WORK INSTRUCTIONS >> Copy all of the material exactly. Pictures are not to appear in the copy.
--- begin SOURCE EXCERPT ---
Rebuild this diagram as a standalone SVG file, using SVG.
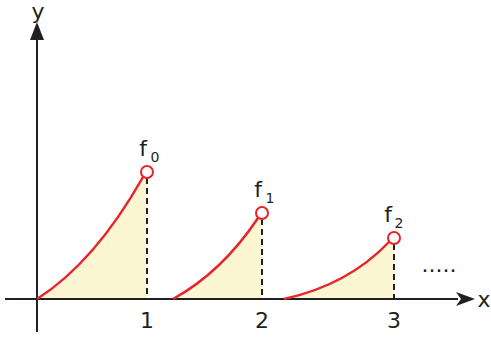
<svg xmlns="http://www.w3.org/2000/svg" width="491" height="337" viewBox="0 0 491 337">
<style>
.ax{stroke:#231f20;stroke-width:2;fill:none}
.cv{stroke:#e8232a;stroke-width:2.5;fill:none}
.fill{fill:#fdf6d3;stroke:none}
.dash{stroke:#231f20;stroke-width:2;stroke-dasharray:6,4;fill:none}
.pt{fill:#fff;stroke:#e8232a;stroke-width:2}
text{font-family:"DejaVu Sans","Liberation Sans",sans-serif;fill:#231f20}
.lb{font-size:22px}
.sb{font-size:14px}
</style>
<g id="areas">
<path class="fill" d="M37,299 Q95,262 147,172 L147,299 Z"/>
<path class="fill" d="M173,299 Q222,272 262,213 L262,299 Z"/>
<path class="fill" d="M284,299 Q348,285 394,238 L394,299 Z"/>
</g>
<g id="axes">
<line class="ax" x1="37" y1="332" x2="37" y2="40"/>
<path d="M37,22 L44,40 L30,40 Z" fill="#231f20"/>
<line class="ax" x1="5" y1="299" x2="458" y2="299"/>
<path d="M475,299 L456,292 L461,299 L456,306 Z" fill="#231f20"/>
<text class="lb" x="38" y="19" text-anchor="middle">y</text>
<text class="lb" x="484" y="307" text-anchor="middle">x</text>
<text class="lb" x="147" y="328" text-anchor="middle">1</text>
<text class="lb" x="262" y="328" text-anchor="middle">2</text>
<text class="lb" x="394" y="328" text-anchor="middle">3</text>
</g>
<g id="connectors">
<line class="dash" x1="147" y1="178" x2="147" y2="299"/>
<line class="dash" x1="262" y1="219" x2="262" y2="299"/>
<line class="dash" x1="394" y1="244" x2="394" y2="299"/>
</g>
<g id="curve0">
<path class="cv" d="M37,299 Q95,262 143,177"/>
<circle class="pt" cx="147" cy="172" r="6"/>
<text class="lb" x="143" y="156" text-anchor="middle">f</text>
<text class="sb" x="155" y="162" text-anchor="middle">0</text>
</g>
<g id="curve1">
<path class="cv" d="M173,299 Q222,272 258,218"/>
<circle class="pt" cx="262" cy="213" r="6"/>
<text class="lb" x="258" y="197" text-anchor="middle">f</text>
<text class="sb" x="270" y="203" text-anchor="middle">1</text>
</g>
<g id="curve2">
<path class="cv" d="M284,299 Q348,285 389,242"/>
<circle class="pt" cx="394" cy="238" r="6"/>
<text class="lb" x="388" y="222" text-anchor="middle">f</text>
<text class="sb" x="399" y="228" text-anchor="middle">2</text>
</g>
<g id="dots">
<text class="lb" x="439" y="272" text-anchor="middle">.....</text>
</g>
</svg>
--- end SOURCE EXCERPT ---
RESPONSE BELOW >>
Rebuild this diagram as a standalone SVG file, using SVG.
<svg xmlns="http://www.w3.org/2000/svg" width="491" height="337" viewBox="0 0 491 337">
<style>
.ax{stroke:#231f20;stroke-width:2;fill:none}
.cv{stroke:#e8232a;stroke-width:2.5;fill:none}
.fill{fill:#fdf6d3;stroke:none}
.dash{stroke:#231f20;stroke-width:2;stroke-dasharray:6,4;fill:none}
.pt{fill:#fff;stroke:#e8232a;stroke-width:2}
text{font-family:"DejaVu Sans","Liberation Sans",sans-serif;fill:#231f20}
.lb{font-size:22px}
.sb{font-size:14px}
</style>
<g id="areas">
<path class="fill" d="M37,299 Q95,262 147,172 L147,299 Z"/>
<path class="fill" d="M173,299 Q222,272 262,213 L262,299 Z"/>
<path class="fill" d="M284,299 Q348,285 394,238 L394,299 Z"/>
</g>
<g id="axes">
<line class="ax" x1="37" y1="332" x2="37" y2="40"/>
<path d="M37,22 L44,40 L30,40 Z" fill="#231f20"/>
<line class="ax" x1="5" y1="299" x2="458" y2="299"/>
<path d="M475,299 L456,292 L461,299 L456,306 Z" fill="#231f20"/>
<text class="lb" x="38" y="19" text-anchor="middle">y</text>
<text class="lb" x="484" y="307" text-anchor="middle">x</text>
<text class="lb" x="147" y="328" text-anchor="middle">1</text>
<text class="lb" x="262" y="328" text-anchor="middle">2</text>
<text class="lb" x="394" y="328" text-anchor="middle">3</text>
</g>
<g id="connectors">
<line class="dash" x1="147" y1="178" x2="147" y2="299"/>
<line class="dash" x1="262" y1="219" x2="262" y2="299"/>
<line class="dash" x1="394" y1="244" x2="394" y2="299"/>
</g>
<g id="curve0">
<path class="cv" d="M37,299 Q95,262 143,177"/>
<circle class="pt" cx="147" cy="172" r="6"/>
<text class="lb" x="143" y="156" text-anchor="middle">f</text>
<text class="sb" x="155" y="162" text-anchor="middle">0</text>
</g>
<g id="curve1">
<path class="cv" d="M173,299 Q222,272 258,218"/>
<circle class="pt" cx="262" cy="213" r="6"/>
<text class="lb" x="258" y="197" text-anchor="middle">f</text>
<text class="sb" x="270" y="203" text-anchor="middle">1</text>
</g>
<g id="curve2">
<path class="cv" d="M284,299 Q348,285 389,242"/>
<circle class="pt" cx="394" cy="238" r="6"/>
<text class="lb" x="388" y="222" text-anchor="middle">f</text>
<text class="sb" x="399" y="228" text-anchor="middle">2</text>
</g>
<g id="dots">
<text class="lb" x="439" y="272" text-anchor="middle">.....</text>
</g>
</svg>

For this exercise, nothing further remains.